_WHAT YOU SHOULD DO_.
Check each line of the data below for the word "with", then extract the ones that have it.

_INFORMATION PROVIDED_.
__________

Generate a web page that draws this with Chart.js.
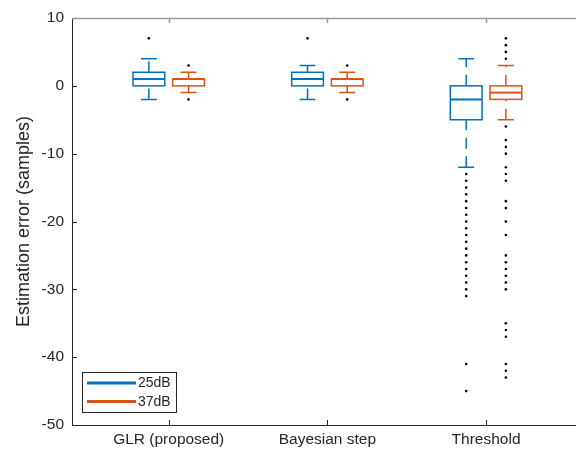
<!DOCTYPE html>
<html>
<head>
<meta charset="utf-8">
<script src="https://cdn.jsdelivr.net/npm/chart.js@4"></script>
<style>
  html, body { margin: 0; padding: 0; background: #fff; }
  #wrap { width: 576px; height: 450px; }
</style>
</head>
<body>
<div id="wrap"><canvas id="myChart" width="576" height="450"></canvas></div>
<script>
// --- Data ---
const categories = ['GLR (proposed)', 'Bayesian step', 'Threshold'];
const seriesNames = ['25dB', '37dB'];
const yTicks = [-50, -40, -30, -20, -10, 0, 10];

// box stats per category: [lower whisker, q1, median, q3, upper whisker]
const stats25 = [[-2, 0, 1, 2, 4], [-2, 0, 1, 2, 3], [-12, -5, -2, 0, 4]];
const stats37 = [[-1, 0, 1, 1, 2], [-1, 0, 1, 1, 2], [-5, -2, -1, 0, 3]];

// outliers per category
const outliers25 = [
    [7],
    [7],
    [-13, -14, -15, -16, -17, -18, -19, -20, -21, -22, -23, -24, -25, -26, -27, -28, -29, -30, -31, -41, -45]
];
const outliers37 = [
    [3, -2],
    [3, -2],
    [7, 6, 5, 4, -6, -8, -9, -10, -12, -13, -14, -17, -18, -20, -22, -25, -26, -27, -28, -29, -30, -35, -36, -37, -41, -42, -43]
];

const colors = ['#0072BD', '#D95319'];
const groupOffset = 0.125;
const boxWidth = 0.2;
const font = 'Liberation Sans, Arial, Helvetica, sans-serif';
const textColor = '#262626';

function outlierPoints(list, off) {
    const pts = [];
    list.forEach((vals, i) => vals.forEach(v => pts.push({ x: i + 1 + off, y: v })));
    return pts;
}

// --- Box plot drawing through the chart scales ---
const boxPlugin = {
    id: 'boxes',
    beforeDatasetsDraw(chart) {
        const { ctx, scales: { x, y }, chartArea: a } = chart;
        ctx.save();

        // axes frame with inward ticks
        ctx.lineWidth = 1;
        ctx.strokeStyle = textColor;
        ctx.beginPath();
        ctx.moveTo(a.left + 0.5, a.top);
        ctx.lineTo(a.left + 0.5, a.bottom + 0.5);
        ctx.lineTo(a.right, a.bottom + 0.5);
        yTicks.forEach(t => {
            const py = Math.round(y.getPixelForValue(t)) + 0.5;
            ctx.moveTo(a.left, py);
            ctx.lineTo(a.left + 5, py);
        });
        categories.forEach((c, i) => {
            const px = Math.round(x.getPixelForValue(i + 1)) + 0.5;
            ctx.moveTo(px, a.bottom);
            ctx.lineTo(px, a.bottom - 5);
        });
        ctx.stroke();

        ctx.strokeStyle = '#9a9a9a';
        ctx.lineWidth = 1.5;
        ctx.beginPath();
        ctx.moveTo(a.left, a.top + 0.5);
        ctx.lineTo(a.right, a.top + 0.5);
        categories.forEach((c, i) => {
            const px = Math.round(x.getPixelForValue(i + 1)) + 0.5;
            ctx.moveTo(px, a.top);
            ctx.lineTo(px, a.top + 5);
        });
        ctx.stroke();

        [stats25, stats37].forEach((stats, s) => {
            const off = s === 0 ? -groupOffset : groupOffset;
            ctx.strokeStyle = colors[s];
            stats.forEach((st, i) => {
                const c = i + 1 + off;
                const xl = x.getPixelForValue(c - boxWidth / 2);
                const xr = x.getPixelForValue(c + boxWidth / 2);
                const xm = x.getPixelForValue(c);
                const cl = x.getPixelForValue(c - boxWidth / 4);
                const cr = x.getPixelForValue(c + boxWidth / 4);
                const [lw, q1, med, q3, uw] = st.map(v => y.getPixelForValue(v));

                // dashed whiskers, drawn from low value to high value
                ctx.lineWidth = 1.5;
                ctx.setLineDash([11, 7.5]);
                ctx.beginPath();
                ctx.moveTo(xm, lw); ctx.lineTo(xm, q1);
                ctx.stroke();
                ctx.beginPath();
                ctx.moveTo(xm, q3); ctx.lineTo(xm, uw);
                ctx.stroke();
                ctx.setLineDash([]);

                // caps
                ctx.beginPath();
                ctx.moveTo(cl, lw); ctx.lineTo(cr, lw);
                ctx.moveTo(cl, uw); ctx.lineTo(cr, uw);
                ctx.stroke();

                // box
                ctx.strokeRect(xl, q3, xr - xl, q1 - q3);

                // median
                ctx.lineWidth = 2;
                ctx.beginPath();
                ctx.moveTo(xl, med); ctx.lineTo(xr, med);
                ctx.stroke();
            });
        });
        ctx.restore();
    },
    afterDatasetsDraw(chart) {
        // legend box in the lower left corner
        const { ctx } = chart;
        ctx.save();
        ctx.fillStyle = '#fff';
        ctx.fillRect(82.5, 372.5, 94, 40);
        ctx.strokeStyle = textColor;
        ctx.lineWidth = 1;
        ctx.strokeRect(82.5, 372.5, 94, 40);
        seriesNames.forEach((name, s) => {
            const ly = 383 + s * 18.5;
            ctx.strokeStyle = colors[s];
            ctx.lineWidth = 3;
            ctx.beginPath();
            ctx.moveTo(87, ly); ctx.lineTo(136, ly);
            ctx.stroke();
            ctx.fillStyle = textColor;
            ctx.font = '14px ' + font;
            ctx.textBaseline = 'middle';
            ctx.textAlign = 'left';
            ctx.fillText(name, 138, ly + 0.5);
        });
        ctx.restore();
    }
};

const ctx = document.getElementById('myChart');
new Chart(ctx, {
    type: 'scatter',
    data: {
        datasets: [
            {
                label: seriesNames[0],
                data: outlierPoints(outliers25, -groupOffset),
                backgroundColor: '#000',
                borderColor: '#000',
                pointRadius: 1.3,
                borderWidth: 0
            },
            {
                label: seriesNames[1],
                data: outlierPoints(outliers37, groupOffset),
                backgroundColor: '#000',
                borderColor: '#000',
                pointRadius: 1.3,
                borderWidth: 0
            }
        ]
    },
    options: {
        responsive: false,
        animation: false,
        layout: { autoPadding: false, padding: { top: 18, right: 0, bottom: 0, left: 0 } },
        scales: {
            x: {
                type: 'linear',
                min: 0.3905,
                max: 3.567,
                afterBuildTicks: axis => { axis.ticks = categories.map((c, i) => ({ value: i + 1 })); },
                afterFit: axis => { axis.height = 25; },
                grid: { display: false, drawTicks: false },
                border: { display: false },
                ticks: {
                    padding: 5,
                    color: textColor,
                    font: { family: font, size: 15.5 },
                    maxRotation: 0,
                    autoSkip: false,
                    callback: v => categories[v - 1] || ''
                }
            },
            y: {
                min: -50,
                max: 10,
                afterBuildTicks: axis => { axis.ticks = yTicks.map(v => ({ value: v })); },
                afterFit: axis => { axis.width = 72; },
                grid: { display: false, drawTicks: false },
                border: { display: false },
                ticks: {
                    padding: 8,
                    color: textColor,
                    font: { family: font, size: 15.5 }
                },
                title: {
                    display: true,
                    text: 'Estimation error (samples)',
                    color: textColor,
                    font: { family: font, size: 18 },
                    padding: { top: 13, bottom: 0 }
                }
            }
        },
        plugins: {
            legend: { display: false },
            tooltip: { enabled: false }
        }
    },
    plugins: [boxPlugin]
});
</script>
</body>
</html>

__________

_EXERCISE SOLUTION_.
Generate a web page that draws this with Chart.js.
        // axes frame with inward ticks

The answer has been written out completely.